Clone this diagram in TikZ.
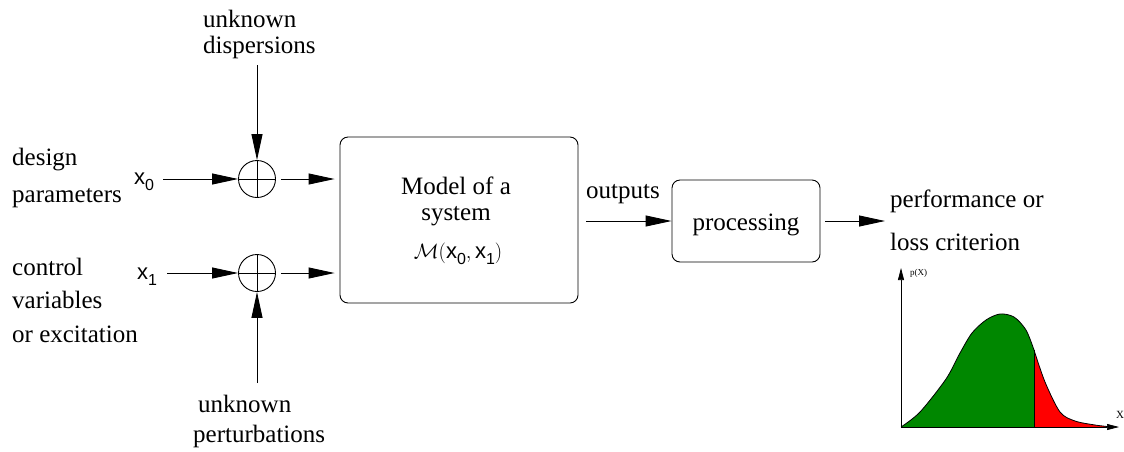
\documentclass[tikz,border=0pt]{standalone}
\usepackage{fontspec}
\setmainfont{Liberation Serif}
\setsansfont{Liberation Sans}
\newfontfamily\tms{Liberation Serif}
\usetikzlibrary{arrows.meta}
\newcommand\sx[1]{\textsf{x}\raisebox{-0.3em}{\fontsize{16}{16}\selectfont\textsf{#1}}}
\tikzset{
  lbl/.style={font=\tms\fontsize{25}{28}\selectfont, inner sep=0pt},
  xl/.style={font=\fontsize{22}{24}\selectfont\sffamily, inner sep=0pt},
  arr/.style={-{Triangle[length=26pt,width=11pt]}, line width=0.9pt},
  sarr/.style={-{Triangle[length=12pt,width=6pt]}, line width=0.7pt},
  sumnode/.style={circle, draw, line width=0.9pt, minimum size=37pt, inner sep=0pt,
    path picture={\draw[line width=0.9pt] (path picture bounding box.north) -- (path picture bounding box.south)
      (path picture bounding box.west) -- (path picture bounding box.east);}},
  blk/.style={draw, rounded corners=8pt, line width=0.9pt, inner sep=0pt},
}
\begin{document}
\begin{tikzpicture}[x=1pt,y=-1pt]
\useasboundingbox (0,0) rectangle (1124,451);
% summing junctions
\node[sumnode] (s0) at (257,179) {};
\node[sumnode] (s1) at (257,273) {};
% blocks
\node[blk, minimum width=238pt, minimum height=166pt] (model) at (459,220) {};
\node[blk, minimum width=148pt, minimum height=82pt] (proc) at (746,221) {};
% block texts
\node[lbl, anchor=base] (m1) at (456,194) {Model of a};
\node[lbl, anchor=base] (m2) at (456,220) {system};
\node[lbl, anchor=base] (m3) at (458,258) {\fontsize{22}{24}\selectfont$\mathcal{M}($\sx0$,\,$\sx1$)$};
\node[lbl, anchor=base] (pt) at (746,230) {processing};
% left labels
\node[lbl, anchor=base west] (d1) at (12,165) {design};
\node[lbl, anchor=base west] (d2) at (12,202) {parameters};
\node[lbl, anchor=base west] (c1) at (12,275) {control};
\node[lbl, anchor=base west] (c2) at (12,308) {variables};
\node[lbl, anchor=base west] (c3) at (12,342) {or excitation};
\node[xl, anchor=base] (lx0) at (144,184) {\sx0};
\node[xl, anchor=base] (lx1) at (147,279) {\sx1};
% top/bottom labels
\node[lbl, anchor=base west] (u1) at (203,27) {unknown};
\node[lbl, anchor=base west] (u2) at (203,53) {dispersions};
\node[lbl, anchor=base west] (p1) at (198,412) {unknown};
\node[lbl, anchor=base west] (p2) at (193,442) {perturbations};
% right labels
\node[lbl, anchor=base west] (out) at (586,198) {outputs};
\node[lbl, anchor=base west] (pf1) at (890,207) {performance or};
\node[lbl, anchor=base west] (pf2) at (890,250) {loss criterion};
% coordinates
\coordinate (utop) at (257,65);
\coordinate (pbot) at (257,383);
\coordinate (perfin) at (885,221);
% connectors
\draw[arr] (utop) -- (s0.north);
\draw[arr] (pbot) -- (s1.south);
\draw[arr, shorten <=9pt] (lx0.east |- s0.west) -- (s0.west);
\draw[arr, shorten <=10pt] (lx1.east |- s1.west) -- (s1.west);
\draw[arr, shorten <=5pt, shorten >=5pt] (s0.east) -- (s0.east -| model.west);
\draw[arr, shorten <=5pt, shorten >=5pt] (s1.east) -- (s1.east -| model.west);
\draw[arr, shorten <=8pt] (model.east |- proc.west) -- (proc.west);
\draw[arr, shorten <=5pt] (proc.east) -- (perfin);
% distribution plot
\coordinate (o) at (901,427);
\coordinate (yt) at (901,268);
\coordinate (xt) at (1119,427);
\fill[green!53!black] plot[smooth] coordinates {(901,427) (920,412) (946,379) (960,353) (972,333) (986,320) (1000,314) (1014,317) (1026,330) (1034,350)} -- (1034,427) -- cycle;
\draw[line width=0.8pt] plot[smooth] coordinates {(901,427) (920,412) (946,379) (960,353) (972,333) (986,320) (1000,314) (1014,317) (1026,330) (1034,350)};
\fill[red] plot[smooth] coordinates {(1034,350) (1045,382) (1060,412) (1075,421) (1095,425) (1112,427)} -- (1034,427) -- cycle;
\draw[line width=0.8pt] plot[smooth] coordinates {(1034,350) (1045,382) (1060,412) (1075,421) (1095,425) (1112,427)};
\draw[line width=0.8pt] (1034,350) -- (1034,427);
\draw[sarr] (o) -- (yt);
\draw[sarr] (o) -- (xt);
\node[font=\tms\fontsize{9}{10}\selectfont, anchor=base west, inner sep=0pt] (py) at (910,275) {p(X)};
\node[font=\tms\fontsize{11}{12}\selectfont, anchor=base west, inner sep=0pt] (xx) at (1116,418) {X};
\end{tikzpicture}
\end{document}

▸ **What to do**
Make an exact copy of the data above, pictures excluded.

▸ **Response to this exercise**
Clone this diagram in TikZ.
\documentclass[tikz,border=0pt]{standalone}
\usepackage{fontspec}
\setmainfont{Liberation Serif}
\setsansfont{Liberation Sans}
\newfontfamily\tms{Liberation Serif}
\usetikzlibrary{arrows.meta}
\newcommand\sx[1]{\textsf{x}\raisebox{-0.3em}{\fontsize{16}{16}\selectfont\textsf{#1}}}
\tikzset{
  lbl/.style={font=\tms\fontsize{25}{28}\selectfont, inner sep=0pt},
  xl/.style={font=\fontsize{22}{24}\selectfont\sffamily, inner sep=0pt},
  arr/.style={-{Triangle[length=26pt,width=11pt]}, line width=0.9pt},
  sarr/.style={-{Triangle[length=12pt,width=6pt]}, line width=0.7pt},
  sumnode/.style={circle, draw, line width=0.9pt, minimum size=37pt, inner sep=0pt,
    path picture={\draw[line width=0.9pt] (path picture bounding box.north) -- (path picture bounding box.south)
      (path picture bounding box.west) -- (path picture bounding box.east);}},
  blk/.style={draw, rounded corners=8pt, line width=0.9pt, inner sep=0pt},
}
\begin{document}
\begin{tikzpicture}[x=1pt,y=-1pt]
\useasboundingbox (0,0) rectangle (1124,451);
% summing junctions
\node[sumnode] (s0) at (257,179) {};
\node[sumnode] (s1) at (257,273) {};
% blocks
\node[blk, minimum width=238pt, minimum height=166pt] (model) at (459,220) {};
\node[blk, minimum width=148pt, minimum height=82pt] (proc) at (746,221) {};
% block texts
\node[lbl, anchor=base] (m1) at (456,194) {Model of a};
\node[lbl, anchor=base] (m2) at (456,220) {system};
\node[lbl, anchor=base] (m3) at (458,258) {\fontsize{22}{24}\selectfont$\mathcal{M}($\sx0$,\,$\sx1$)$};
\node[lbl, anchor=base] (pt) at (746,230) {processing};
% left labels
\node[lbl, anchor=base west] (d1) at (12,165) {design};
\node[lbl, anchor=base west] (d2) at (12,202) {parameters};
\node[lbl, anchor=base west] (c1) at (12,275) {control};
\node[lbl, anchor=base west] (c2) at (12,308) {variables};
\node[lbl, anchor=base west] (c3) at (12,342) {or excitation};
\node[xl, anchor=base] (lx0) at (144,184) {\sx0};
\node[xl, anchor=base] (lx1) at (147,279) {\sx1};
% top/bottom labels
\node[lbl, anchor=base west] (u1) at (203,27) {unknown};
\node[lbl, anchor=base west] (u2) at (203,53) {dispersions};
\node[lbl, anchor=base west] (p1) at (198,412) {unknown};
\node[lbl, anchor=base west] (p2) at (193,442) {perturbations};
% right labels
\node[lbl, anchor=base west] (out) at (586,198) {outputs};
\node[lbl, anchor=base west] (pf1) at (890,207) {performance or};
\node[lbl, anchor=base west] (pf2) at (890,250) {loss criterion};
% coordinates
\coordinate (utop) at (257,65);
\coordinate (pbot) at (257,383);
\coordinate (perfin) at (885,221);
% connectors
\draw[arr] (utop) -- (s0.north);
\draw[arr] (pbot) -- (s1.south);
\draw[arr, shorten <=9pt] (lx0.east |- s0.west) -- (s0.west);
\draw[arr, shorten <=10pt] (lx1.east |- s1.west) -- (s1.west);
\draw[arr, shorten <=5pt, shorten >=5pt] (s0.east) -- (s0.east -| model.west);
\draw[arr, shorten <=5pt, shorten >=5pt] (s1.east) -- (s1.east -| model.west);
\draw[arr, shorten <=8pt] (model.east |- proc.west) -- (proc.west);
\draw[arr, shorten <=5pt] (proc.east) -- (perfin);
% distribution plot
\coordinate (o) at (901,427);
\coordinate (yt) at (901,268);
\coordinate (xt) at (1119,427);
\fill[green!53!black] plot[smooth] coordinates {(901,427) (920,412) (946,379) (960,353) (972,333) (986,320) (1000,314) (1014,317) (1026,330) (1034,350)} -- (1034,427) -- cycle;
\draw[line width=0.8pt] plot[smooth] coordinates {(901,427) (920,412) (946,379) (960,353) (972,333) (986,320) (1000,314) (1014,317) (1026,330) (1034,350)};
\fill[red] plot[smooth] coordinates {(1034,350) (1045,382) (1060,412) (1075,421) (1095,425) (1112,427)} -- (1034,427) -- cycle;
\draw[line width=0.8pt] plot[smooth] coordinates {(1034,350) (1045,382) (1060,412) (1075,421) (1095,425) (1112,427)};
\draw[line width=0.8pt] (1034,350) -- (1034,427);
\draw[sarr] (o) -- (yt);
\draw[sarr] (o) -- (xt);
\node[font=\tms\fontsize{9}{10}\selectfont, anchor=base west, inner sep=0pt] (py) at (910,275) {p(X)};
\node[font=\tms\fontsize{11}{12}\selectfont, anchor=base west, inner sep=0pt] (xx) at (1116,418) {X};
\end{tikzpicture}
\end{document}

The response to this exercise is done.